<<<<

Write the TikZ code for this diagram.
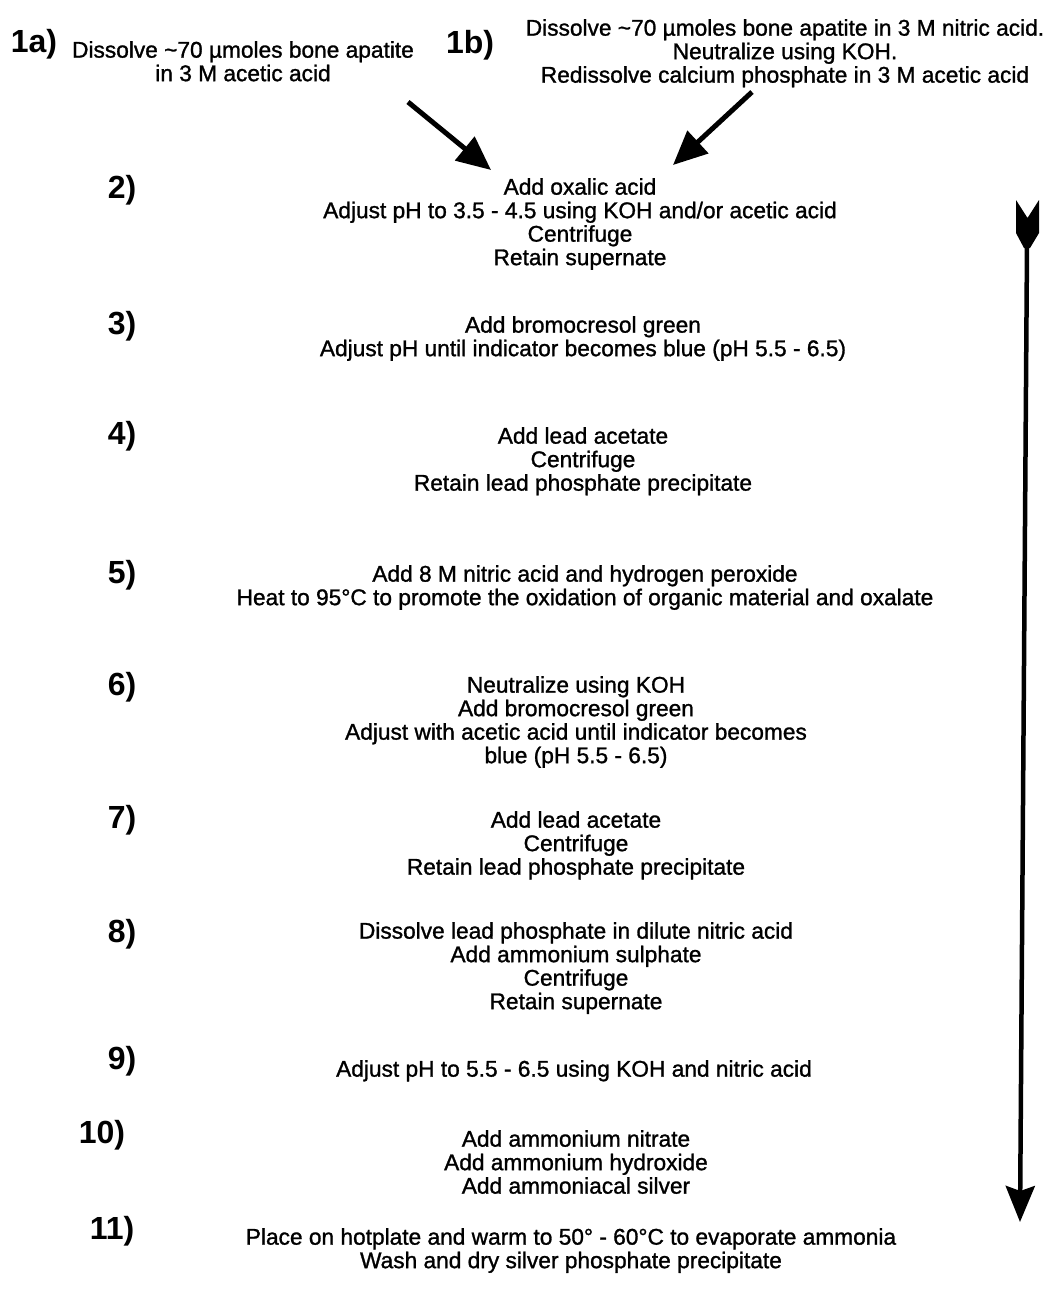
\documentclass[tikz,border=0pt]{standalone}
\usepackage{fontspec}
\setmainfont{Liberation Sans}
\newfontfamily\txtf{Liberation Sans}[BoldFont=Liberation Sans, BoldFeatures={FakeBold=1.2}]
\newfontfamily\lblf{Liberation Sans Bold}
\usetikzlibrary{arrows.meta}
\begin{document}
\begin{tikzpicture}[x=1pt,y=-1pt,
  txt/.style={font=\txtf\bfseries\fontsize{22.7}{23.5}\selectfont, align=center, inner sep=0pt, anchor=north},
  lbl/.style={font=\lblf\fontsize{32}{32}\selectfont, inner sep=0pt},
  bigarrow/.style={line width=5pt, -{Triangle[length=34pt,width=30pt]}},
  shaft/.style={line width=4.5pt, -{Stealth[length=36pt,width=29pt,inset=5pt]}}]
\useasboundingbox (0,0) rectangle (1049,1296);
% labels
\node[lbl] (l1a) at (34,44) {1a)};
\node[lbl] (l1b) at (470,45) {1b)};
\node[lbl] (l2) at (122,190) {2)};
\node[lbl] (l3) at (122,326) {3)};
\node[lbl] (l4) at (122,436) {4)};
\node[lbl] (l5) at (122,575) {5)};
\node[lbl] (l6) at (122,687) {6)};
\node[lbl] (l7) at (122,820) {7)};
\node[lbl] (l8) at (122,934) {8)};
\node[lbl] (l9) at (122,1061) {9)};
\node[lbl] (l10) at (102,1135) {10)};
\node[lbl] (l11) at (112,1231) {11)};
% texts
\node[txt] (t1a) at (243,41) {Dissolve \textasciitilde70 µmoles bone apatite\\in 3 M acetic acid};
\node[txt] (t1b) at (785,19) {Dissolve \textasciitilde70 µmoles bone apatite in 3 M nitric acid.\\Neutralize using KOH.\\Redissolve calcium phosphate in 3 M acetic acid};
\node[txt] (t2) at (580,178) {Add oxalic acid\\Adjust pH to 3.5 - 4.5 using KOH and/or acetic acid\\Centrifuge\\Retain supernate};
\node[txt] (t3) at (583,316) {Add bromocresol green\\Adjust pH until indicator becomes blue (pH 5.5 - 6.5)};
\node[txt] (t4) at (583,427) {Add lead acetate\\Centrifuge\\Retain lead phosphate precipitate};
\node[txt] (t5) at (585,565) {Add 8 M nitric acid and hydrogen peroxide\\Heat to 95°C to promote the oxidation of organic material and oxalate};
\node[txt] (t6) at (576,676) {Neutralize using KOH\\Add bromocresol green\\Adjust with acetic acid until indicator becomes\\blue (pH 5.5 - 6.5)};
\node[txt] (t7) at (576,811) {Add lead acetate\\Centrifuge\\Retain lead phosphate precipitate};
\node[txt] (t8) at (576,922) {Dissolve lead phosphate in dilute nitric acid\\Add ammonium sulphate\\Centrifuge\\Retain supernate};
\node[txt] (t9) at (574,1060) {Adjust pH to 5.5 - 6.5 using KOH and nitric acid};
\node[txt] (t10) at (576,1130) {Add ammonium nitrate\\Add ammonium hydroxide\\Add ammoniacal silver};
\node[txt] (t11) at (571,1228) {Place on hotplate and warm to 50° - 60°C to evaporate ammonia\\Wash and dry silver phosphate precipitate};
% converging arrows
\coordinate (a1s) at (408,102);
\coordinate (a1e) at (491,170);
\coordinate (a2s) at (752,92);
\coordinate (a2e) at (673,165);
\draw[bigarrow] (a1s) -- (a1e);
\draw[bigarrow] (a2s) -- (a2e);
% long vertical arrow
\coordinate (vtop) at (1027,246);
\coordinate (vbot) at (1020,1222);
\fill (1016,200) -- (1027.5,218) -- (1039,200) -- (1039,233) -- (1030,248) -- (1024,248) -- (1016,233) -- cycle;
\draw[shaft] (vtop) -- (vbot);
\end{tikzpicture}
\end{document}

>>>>

** Problem requirements **
All the material shown above is to be copied exactly, with no pictures carried over.

** Output **
Write the TikZ code for this diagram.
\documentclass[tikz,border=0pt]{standalone}
\usepackage{fontspec}
\setmainfont{Liberation Sans}
\newfontfamily\txtf{Liberation Sans}[BoldFont=Liberation Sans, BoldFeatures={FakeBold=1.2}]
\newfontfamily\lblf{Liberation Sans Bold}
\usetikzlibrary{arrows.meta}
\begin{document}
\begin{tikzpicture}[x=1pt,y=-1pt,
  txt/.style={font=\txtf\bfseries\fontsize{22.7}{23.5}\selectfont, align=center, inner sep=0pt, anchor=north},
  lbl/.style={font=\lblf\fontsize{32}{32}\selectfont, inner sep=0pt},
  bigarrow/.style={line width=5pt, -{Triangle[length=34pt,width=30pt]}},
  shaft/.style={line width=4.5pt, -{Stealth[length=36pt,width=29pt,inset=5pt]}}]
\useasboundingbox (0,0) rectangle (1049,1296);
% labels
\node[lbl] (l1a) at (34,44) {1a)};
\node[lbl] (l1b) at (470,45) {1b)};
\node[lbl] (l2) at (122,190) {2)};
\node[lbl] (l3) at (122,326) {3)};
\node[lbl] (l4) at (122,436) {4)};
\node[lbl] (l5) at (122,575) {5)};
\node[lbl] (l6) at (122,687) {6)};
\node[lbl] (l7) at (122,820) {7)};
\node[lbl] (l8) at (122,934) {8)};
\node[lbl] (l9) at (122,1061) {9)};
\node[lbl] (l10) at (102,1135) {10)};
\node[lbl] (l11) at (112,1231) {11)};
% texts
\node[txt] (t1a) at (243,41) {Dissolve \textasciitilde70 µmoles bone apatite\\in 3 M acetic acid};
\node[txt] (t1b) at (785,19) {Dissolve \textasciitilde70 µmoles bone apatite in 3 M nitric acid.\\Neutralize using KOH.\\Redissolve calcium phosphate in 3 M acetic acid};
\node[txt] (t2) at (580,178) {Add oxalic acid\\Adjust pH to 3.5 - 4.5 using KOH and/or acetic acid\\Centrifuge\\Retain supernate};
\node[txt] (t3) at (583,316) {Add bromocresol green\\Adjust pH until indicator becomes blue (pH 5.5 - 6.5)};
\node[txt] (t4) at (583,427) {Add lead acetate\\Centrifuge\\Retain lead phosphate precipitate};
\node[txt] (t5) at (585,565) {Add 8 M nitric acid and hydrogen peroxide\\Heat to 95°C to promote the oxidation of organic material and oxalate};
\node[txt] (t6) at (576,676) {Neutralize using KOH\\Add bromocresol green\\Adjust with acetic acid until indicator becomes\\blue (pH 5.5 - 6.5)};
\node[txt] (t7) at (576,811) {Add lead acetate\\Centrifuge\\Retain lead phosphate precipitate};
\node[txt] (t8) at (576,922) {Dissolve lead phosphate in dilute nitric acid\\Add ammonium sulphate\\Centrifuge\\Retain supernate};
\node[txt] (t9) at (574,1060) {Adjust pH to 5.5 - 6.5 using KOH and nitric acid};
\node[txt] (t10) at (576,1130) {Add ammonium nitrate\\Add ammonium hydroxide\\Add ammoniacal silver};
\node[txt] (t11) at (571,1228) {Place on hotplate and warm to 50° - 60°C to evaporate ammonia\\Wash and dry silver phosphate precipitate};
% converging arrows
\coordinate (a1s) at (408,102);
\coordinate (a1e) at (491,170);
\coordinate (a2s) at (752,92);
\coordinate (a2e) at (673,165);
\draw[bigarrow] (a1s) -- (a1e);
\draw[bigarrow] (a2s) -- (a2e);
% long vertical arrow
\coordinate (vtop) at (1027,246);
\coordinate (vbot) at (1020,1222);
\fill (1016,200) -- (1027.5,218) -- (1039,200) -- (1039,233) -- (1030,248) -- (1024,248) -- (1016,233) -- cycle;
\draw[shaft] (vtop) -- (vbot);
\end{tikzpicture}
\end{document}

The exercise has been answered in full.